Asked by a reporter what might blow his government off course, Harold Macmillan is supposed to have replied: “Events, dear boy, events.”

We could make the same response when asked why the Excel by Auto-Trail wasn’t a huge commercial success.

This wasn’t just an OK line-up, it was a brilliant, design-led range of excellent compact coachbuilt motorhomes, well-equipped and at the right price.

The ‘event’ that caused Excel’s early demise was the devastating economic recession just as they were being unveiled in 2008.

With the total market in decline by 60%, and dealers going belly-up left, right and centre, any new range didn’t really stand much of a chance.

Despite this, Excel sold quite well, but failed to create an additional younger group of buyers, as had been hoped.
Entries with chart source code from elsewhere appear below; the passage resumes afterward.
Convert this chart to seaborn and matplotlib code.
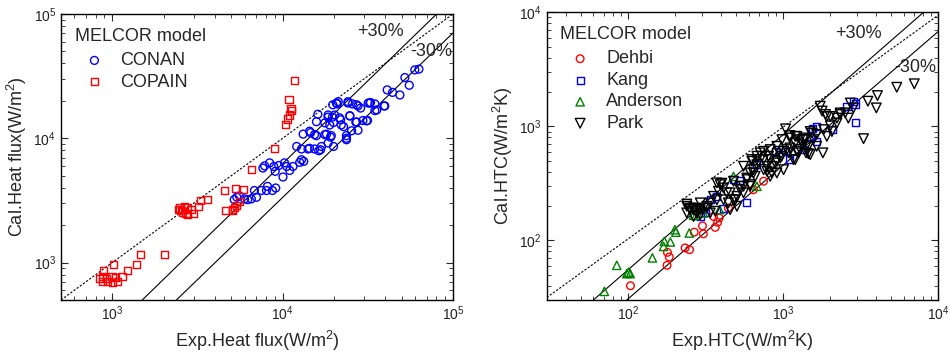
import matplotlib
matplotlib.use("Agg")
import matplotlib.pyplot as plt
import pandas as pd
import seaborn as sns

# --- left panel: heat flux ---
conan_x = [5200, 5380, 5580, 5980, 6240, 6550, 7020, 6830, 7500, 8040,
           8150, 8710, 9110, 7660, 7840, 8390, 8880, 9050, 9490, 10050,
           10260, 10570, 11000, 11500, 12100, 12600, 12900, 13300, 13200, 12900,
           14100, 15400, 14400, 15400, 16300, 16900, 17700, 18500, 19100, 19900,
           15800, 16100, 18500, 19600, 18900, 19900, 20200, 19700, 20900, 21200,
           21900, 22800, 23700, 23700, 24200, 25700, 24800, 25400, 26900, 27700,
           28700, 29600, 31500, 31800, 32800, 34800, 34800, 39400, 41100, 44200,
           48800, 52200, 55400, 59700, 63100,
           15800, 18100, 19300, 14600, 18500, 21600, 17700, 22100, 24800, 27200, 27700,
           20700, 24200, 27200, 32500, 35700, 39800, 31100, 23700, 16700, 14400]
conan_y = [3210, 3360, 3440, 3250, 3210, 3250, 3350, 3800, 3800, 3800,
           4100, 3800, 3980, 5760, 6000, 6340, 5930, 5420, 6040, 4880,
           6340, 5930, 5510, 5930, 8590, 6400, 6720, 6520, 10800, 8200,
           8200, 8200, 11400, 10700, 7940, 8590, 10700, 9160, 10200, 8590,
           13600, 15600, 14800, 14800, 12800, 13400, 15400, 18600, 18900, 19700,
           14100, 12400, 10500, 9730, 19200, 18900, 15200, 11500, 13500, 18200,
           17500, 13900, 13900, 19200, 19400, 18900, 16700, 18200, 24500, 23400,
           22300, 30800, 26700, 35500, 36000,
           10500, 10800, 10500, 11100, 15400, 14600, 13300, 12800, 15100, 13500, 11600,
           19200, 19700, 18600, 19200, 16900, 18200, 13800, 10000, 8090, 8300]

copain_x = [11800, 10900, 11200, 11300, 11000, 10700, 10400, 8980, 6550, 4580,
            5290, 5870, 4600, 5100, 5200, 5350, 5580, 5050, 3640, 3290,
            3210, 2900, 3010, 2710, 2480, 2660, 2780, 2560, 2440, 2600,
            2780, 2020, 1460, 1380, 1230, 1020, 890, 877, 877, 925,
            996, 1050, 1004, 1074, 1140, 935, 839]
copain_y = [29000, 20400, 17500, 16600, 15400, 14300, 12800, 8240, 5590, 3790,
            3930, 3860, 2630, 2690, 2780, 2870, 3100, 2630, 3210, 3170,
            2830, 2690, 2500, 2500, 2750, 2820, 2750, 2630, 2670, 2550,
            2440, 1160, 1160, 964, 867, 964, 867, 776, 708, 740,
            776, 754, 695, 708, 767, 708, 740]

# reference lines (x pairs, y pairs)
hf_diag_x, hf_diag_y = [500, 100000], [500, 100000]
hf_upper_x, hf_upper_y = [1500, 80200], [500, 100000]
hf_lower_x, hf_lower_y = [2380, 100000], [500, 70300]

# --- right panel: HTC ---
dehbi_x = [104, 179, 185, 180, 234, 250, 268, 307, 303, 366, 379, 388, 357, 445, 750, 645]
dehbi_y = [40, 60.4, 71.5, 78.5, 85.8, 82.8, 118, 114, 134, 130, 144, 157, 162, 192, 330, 278]

kang_x = [2920, 2850, 2920, 2590, 2100, 1650, 1560, 1040, 890, 586, 414,
          340, 480, 524, 375, 679, 1110, 315, 293, 1500, 1350, 1650]
kang_y = [1090, 1640, 1570, 1480, 935, 730, 950, 606, 606, 213, 192,
          227, 341, 334, 243, 461, 510, 174, 162, 816, 625, 1000]

anderson_x = [70.6, 84.9, 98.5, 101, 103.5, 144, 170, 172, 188, 201, 204, 249, 265, 275, 480, 390, 679, 307]
anderson_y = [35.7, 60.4, 51.1, 52.5, 51.1, 70.2, 88.5, 98, 96.8, 124, 118, 116, 166, 165, 364, 186, 298, 174]

park_x = [7030, 5420, 4070, 4000, 3530, 3310, 2850, 1810, 2520, 2230, 2020, 2340, 1920, 1830,
          1500, 1650, 1460, 1390, 1230, 1290, 1200, 1500,
          1740, 1040, 1110, 1200, 1350, 1410, 1460, 1260, 1090, 980, 914, 849, 789, 849,
          714, 750, 679, 646, 615, 662, 586, 615, 557, 530, 505, 480, 445, 505, 435, 414,
          394, 375, 384, 357, 340, 323, 307, 293, 279, 265, 252, 240, 240, 265, 293, 340,
          375, 414, 457, 480, 557, 631, 679, 750, 828, 914, 985, 1010, 807,
          240, 404, 631, 733, 828, 789, 890, 961, 937, 1060, 1110, 1200, 1290, 1390, 1110,
          1230, 1350, 1410, 1170, 646, 586, 530, 457, 679, 750, 828, 615, 557, 493, 293,
          265, 323, 366, 914, 1010,
          2230, 2020, 2340, 2640, 2720, 1790, 1880, 2070, 1920, 1570, 1650, 1540,
          252, 275, 289]
park_y = [2360, 2200, 1860, 1450, 1660, 779, 1450, 585, 1310, 1180, 1010, 1310, 1220, 935,
          900, 850, 665, 764, 816, 625, 510, 565,
          1500, 950, 830, 715, 765, 665, 575, 585, 585, 545, 493, 446, 403, 390,
          585, 511, 461, 417, 390, 364, 352, 308, 298, 278, 243, 227, 213, 199, 261, 288,
          308, 319, 269, 243, 213, 199, 192, 186, 174, 186, 192, 199, 174, 162, 168, 174,
          227, 227, 186, 330, 446, 511, 546, 604, 625, 668, 764, 604, 546,
          208, 317, 493, 546, 511, 446, 477, 528, 604, 625, 790, 816, 764, 790, 646,
          604, 690, 585, 511, 390, 341, 298, 261, 511, 417, 364, 298, 261, 227, 213,
          192, 192, 180, 390, 417,
          1070, 1220, 1270, 1180, 1600, 1360, 1270, 900, 816, 764, 668, 870,
          186, 180, 190]

htc_diag_x, htc_diag_y = [30, 10000], [31.5, 9400]
htc_upper_x, htc_upper_y = [60, 8070], [30, 10000]
htc_lower_x, htc_lower_y = [98.5, 10000], [30, 6760]


sns.set_style("ticks")
plt.rcParams["font.family"] = ["Liberation Sans", "DejaVu Sans"]
plt.rcParams["mathtext.fontset"] = "custom"
plt.rcParams["mathtext.rm"] = "Liberation Sans"
plt.rcParams["mathtext.it"] = "Liberation Sans:italic"
plt.rcParams["mathtext.bf"] = "Liberation Sans:bold"

fig = plt.figure(figsize=(9.5, 3.63), dpi=100)
ax1 = fig.add_axes([0.0642, 0.1736, 0.4126, 0.7879])
ax2 = fig.add_axes([0.5755, 0.1736, 0.4119, 0.7926])


def draw_refs(ax, diag, upper, lower):
    ax.plot(*diag, color="black", lw=0.8, ls=(0, (2, 1.5)), zorder=1)
    ax.plot(*upper, color="black", lw=0.8, zorder=1)
    ax.plot(*lower, color="black", lw=0.8, zorder=1)


def hollow(ax, x, y, marker, color, size, label):
    df = pd.DataFrame({"x": x, "y": y})
    sns.scatterplot(data=df, x="x", y="y", marker=marker, s=size, facecolor="none",
                    edgecolor=color, linewidth=1.0, label=label, ax=ax, zorder=3)


def style_axes(ax, lims, xlabel, ylabel):
    ax.set_xscale("log")
    ax.set_yscale("log")
    ax.set_xlim(*lims)
    ax.set_ylim(*lims)
    ax.set_xlabel(xlabel, fontsize=13, labelpad=4)
    ax.set_ylabel(ylabel, fontsize=13, labelpad=3)
    ax.tick_params(which="both", direction="in", top=True, right=True, labelsize=10,
                   labelcolor="#222222")
    ax.tick_params(which="major", length=5, width=0.8)
    ax.tick_params(which="minor", length=3, width=0.6)
    for sp in ax.spines.values():
        sp.set_linewidth(1.0)
        sp.set_color("black")


def make_legend(ax):
    leg = ax.legend(title="MELCOR model", loc="upper left", frameon=False, fontsize=13,
                    title_fontsize=13, alignment="left", handletextpad=0.35,
                    labelspacing=0.25, borderaxespad=0.45, handlelength=2.2,
                    borderpad=0.3)
    # a little more room between the title and the first entry
    leg._legend_box.sep = 5.5
    return leg


# left panel
draw_refs(ax1, (hf_diag_x, hf_diag_y), (hf_upper_x, hf_upper_y), (hf_lower_x, hf_lower_y))
hollow(ax1, conan_x, conan_y, "o", "#0000ff", 32, "CONAN")
hollow(ax1, copain_x, copain_y, "s", "#ff0000", 26, "COPAIN")
style_axes(ax1, (500, 1e5), "Exp.Heat flux(W/m$^2$)", "Cal.Heat flux(W/m$^2$)")
make_legend(ax1)
ax1.text(0.755, 0.937, "+30%", transform=ax1.transAxes, fontsize=13, va="center")
ax1.text(0.892, 0.868, "-30%", transform=ax1.transAxes, fontsize=13, va="center")

# right panel
draw_refs(ax2, (htc_diag_x, htc_diag_y), (htc_upper_x, htc_upper_y), (htc_lower_x, htc_lower_y))
hollow(ax2, dehbi_x, dehbi_y, "o", "#ff0000", 30, "Dehbi")
hollow(ax2, kang_x, kang_y, "s", "#0000ff", 26, "Kang")
hollow(ax2, anderson_x, anderson_y, "^", "#008000", 36, "Anderson")
hollow(ax2, park_x, park_y, "v", "black", 48, "Park")
style_axes(ax2, (30, 1e4), "Exp.HTC(W/m$^2$K)", "Cal.HTC(W/m$^2$K)")
make_legend(ax2)
ax2.text(0.737, 0.927, "+30%", transform=ax2.transAxes, fontsize=13, va="center")
ax2.text(0.888, 0.807, "-30%", transform=ax2.transAxes, fontsize=13, va="center")

fig.savefig("out.png", dpi=100)
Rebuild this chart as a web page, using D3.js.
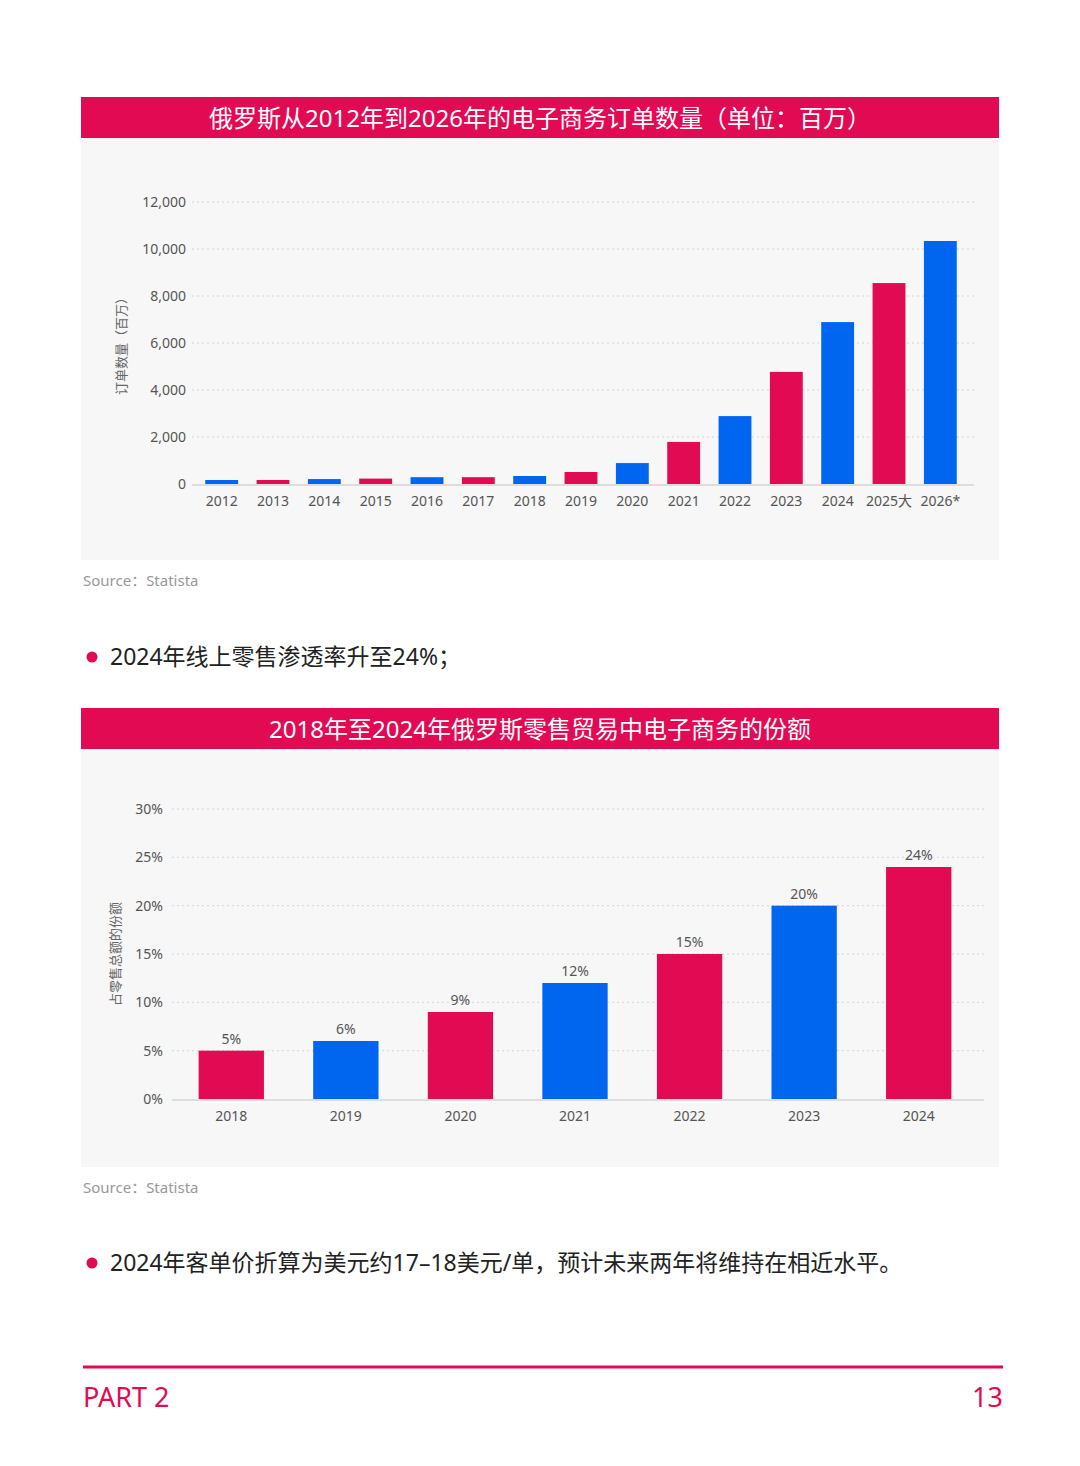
<!DOCTYPE html>
<html><head><meta charset="utf-8">
<script src="https://cdn.jsdelivr.net/npm/d3@7"></script>
<style>body{margin:0;background:#fff}svg{font-family:"Noto Sans","Noto Sans CJK SC",sans-serif}</style>
</head><body>
<svg id="c" width="1080" height="1466"></svg>
<script>
const years1 = ["2012","2013","2014","2015","2016","2017","2018","2019","2020","2021","2022","2023","2024","2025大","2026*"]
const orders = [170,170,210,230,290,290,340,510,890,1790,2890,4770,6890,8550,10340]
const ticks1 = [0,2000,4000,6000,8000,10000,12000]
const years2 = ["2018","2019","2020","2021","2022","2023","2024"]
const share = [5,6,9,12,15,20,24]
const ticks2 = [0,5,10,15,20,25,30]
const RED = "#e20a52", BLUE = "#0066f0"

const svg = d3.select("#c")

function panel(top, bottom, title) {
	svg.append("rect").attr("x",81).attr("y",top).attr("width",918).attr("height",bottom-top).attr("fill","#f7f7f7")
	svg.append("rect").attr("x",81).attr("y",top).attr("width",918).attr("height",41).attr("fill",RED)
	svg.append("text").attr("x",540).attr("y",top+30).attr("text-anchor","middle")
		.attr("fill","#fff").attr("font-size",24).text(title)
	svg.append("text").attr("x",83).attr("y",bottom+26).attr("fill","#999").attr("font-size",15).text("Source：Statista")
}

function chart(o) {
	const x = d3.scaleBand().domain(o.cats).range([o.x0,o.x1]).paddingInner(o.pad).paddingOuter(o.pad/2)
	const y = d3.scaleLinear().domain([0,o.max]).range([o.y0,o.y1])
	const g = svg.append("g")
	g.selectAll(".grid").data(o.ticks.slice(1)).join("line")
		.attr("x1",o.gx).attr("x2",o.x1+8).attr("y1",y).attr("y2",y)
		.attr("stroke","#d6d6d6").attr("stroke-dasharray","2,3")
	g.append("line").attr("x1",o.gx).attr("x2",o.x1+8).attr("y1",o.y0+1).attr("y2",o.y0+1).attr("stroke","#ddd").attr("stroke-width",2)
	g.selectAll(".tk").data(o.ticks).join("text")
		.attr("x",o.tx).attr("y",d=>y(d)+5).attr("text-anchor","end")
		.attr("fill","#555").attr("font-size",14).text(o.fmt)
	g.selectAll(".bar").data(o.vals).join("rect")
		.attr("x",(d,i)=>x(o.cats[i])).attr("width",x.bandwidth())
		.attr("y",d=>y(d)).attr("height",d=>o.y0-y(d))
		.attr("fill",(d,i)=>o.colors[i%2])
	g.selectAll(".cat").data(o.cats).join("text")
		.attr("x",d=>x(d)+x.bandwidth()/2).attr("y",o.y0+22).attr("text-anchor","middle")
		.attr("fill","#555").attr("font-size",14).text(d=>d)
	if (o.labels)
		g.selectAll(".lb").data(o.vals).join("text")
			.attr("x",(d,i)=>x(o.cats[i])+x.bandwidth()/2).attr("y",d=>y(d)-7).attr("text-anchor","middle")
			.attr("fill","#555").attr("font-size",14).text(d=>d+"%")
	g.append("text").attr("transform",`translate(${o.lx},${(o.y0+o.y1)/2}) rotate(-90)`)
		.attr("text-anchor","middle").attr("fill","#666").attr("font-size",13).text(o.ylabel)
}

panel(97,560,"俄罗斯从2012年到2026年的电子商务订单数量（单位：百万）")
chart({cats:years1,vals:orders,ticks:ticks1,max:12000,x0:196,x1:966,y0:484,y1:202,pad:0.36,
	gx:192,tx:186,lx:126,fmt:d3.format(","),colors:[BLUE,RED],ylabel:"订单数量（百万）"})

svg.append("circle").attr("cx",92).attr("cy",657).attr("r",5.5).attr("fill",RED)
svg.append("text").attr("x",110).attr("y",665).attr("font-size",23).attr("fill","#222").text("2024年线上零售渗透率升至24%；")

panel(708,1167,"2018年至2024年俄罗斯零售贸易中电子商务的份额")
chart({cats:years2,vals:share,ticks:ticks2,max:30,x0:174,x1:976,y0:1099,y1:809,pad:0.43,
	gx:172,tx:163,lx:120,fmt:d=>d+"%",colors:[RED,BLUE],ylabel:"占零售总额的份额",labels:true})

svg.append("circle").attr("cx",92).attr("cy",1263).attr("r",5.5).attr("fill",RED)
svg.append("text").attr("x",110).attr("y",1271).attr("font-size",23).attr("fill","#222").text("2024年客单价折算为美元约17–18美元/单，预计未来两年将维持在相近水平。")

svg.append("line").attr("x1",83).attr("x2",1003).attr("y1",1367).attr("y2",1367).attr("stroke",RED).attr("stroke-width",3)
svg.append("text").attr("x",83).attr("y",1407).attr("font-size",27).attr("fill",RED).text("PART 2")
svg.append("text").attr("x",1003).attr("y",1407).attr("font-size",27).attr("fill",RED).attr("text-anchor","end").text("13")
</script>
</body></html>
Instead, existing customers were simply diverted from Auto-Trail’s other ranges.

The good news is that these Excel ’vans now make really smart buys on the used motorhome market.

Model history

The launch range was subdivided into two lengths: the 600s, at 5.99m, and the 640s, which stretched the tape to 6.4m.

The 600B had a rear-corner permanent bed, the 600S offered twin bunks at the rear and an additional two travel seats, and the 600D (our favourite) boasted an additional single dinette at the rear, along the nearside.

The 640G featured a high-level transverse double bed at the rear, with a garage-style exterior-access storage compartment underneath.

For the 2010 model year, the range was refreshed, with only the 600B and the 640G surviving.

A shorter, 5.88m 590EK model offered a forward lounge with two inward-facing sofas, a rear kitchen and a corner washroom.

The 670B was essentially a stretched version of the 600B. Increasing the overall length to 6.72m allowed for a larger lounge and washroom.

What do you get?

All low-profile overcab coachbuilts on the Fiat Ducato, they included driver and passenger airbags, cruise control and a wind-out awning as standard.

Colour-coded bumpers and spoilers complemented the lightweight Polydet GRP clad sidewalls, which boasted closed-cell insulation.

The Sport Pack included a metallic blue cab, a TV/DVD player, aerial and Freeview box, and graphite-coloured dashboard bling.

The interior was transformed by Le Mans soft-furnishing fabrics, and graphite-coloured worktops and locker finger panels.

It’s a shame Excel was short-lived – right ’van, wrong time.

The essentials

  • Excel by Auto-Trail on Fiat Ducato chassis-cab
  • Built 2008-2011 at Europarc, Grimsby, UK
  • Low-profile overcab coachbuilt
  • Overall length: 5.88-6.72m (19’3”-22’1”).  

What to look for

If you think this could be the ’van you’ve been looking for and you’ve found one on the used motorhomes for sale pages, what should you check for?

Base vehicle

A full service history is reassuring.

The standard power unit was the 100bhp motor with a five-speed manual gearbox, although some customers opted to upgrade to the 130bhp unit with a six-speed gearbox.

Don’t shy away from the softer engine: it really is more than adequate.

However, for those in a rush or who want to tow something, it is comparatively easy to get more oomph via a plug-and-play tuning box.

Although Excel models were built on the 3300kg Light chassis, all had a good payload, so walk away from any with tired springs or a tail-down posture.

Insist on a meaningful test drive and a new MoT certificate.

Tyres will probably require replacing, due to advancing age.


They are generally very practical and hard-wearing.

Check the operation of everything, paying particular attention to blinds/flyscreens and the bed make-up.

As with any coachbuilt motorhome of this age, check for water ingress and insist on a recent habitation service.

Budget for fitting a fire blanket, a fire extinguisher and a CO alarm if these are absent.


  • Compact size
  • Smart and sassy
  • Generous payloads
  • Built by Auto-Trail


  • There is no automatic option
  • It was killed off by the irresponsible bankers!

What to pay

Early examples are for sale privately from £26,000, warranted trade retail ’vans from £28,500.

At the time of writing, SMC had a smart-looking low-mileage 2009 (59) 640G (garage) with Sport Pack at an asking price of £29,995.

Which model would be our pick of the range? We like the flexibility of the 600D, although the best-seller was the 600B. And we think it is worth waiting for one with a Sport Pack fitted.

Or, alternatively, how about an Auto-Trail Tracker or an Ace Airstream, both on Fiat Ducato.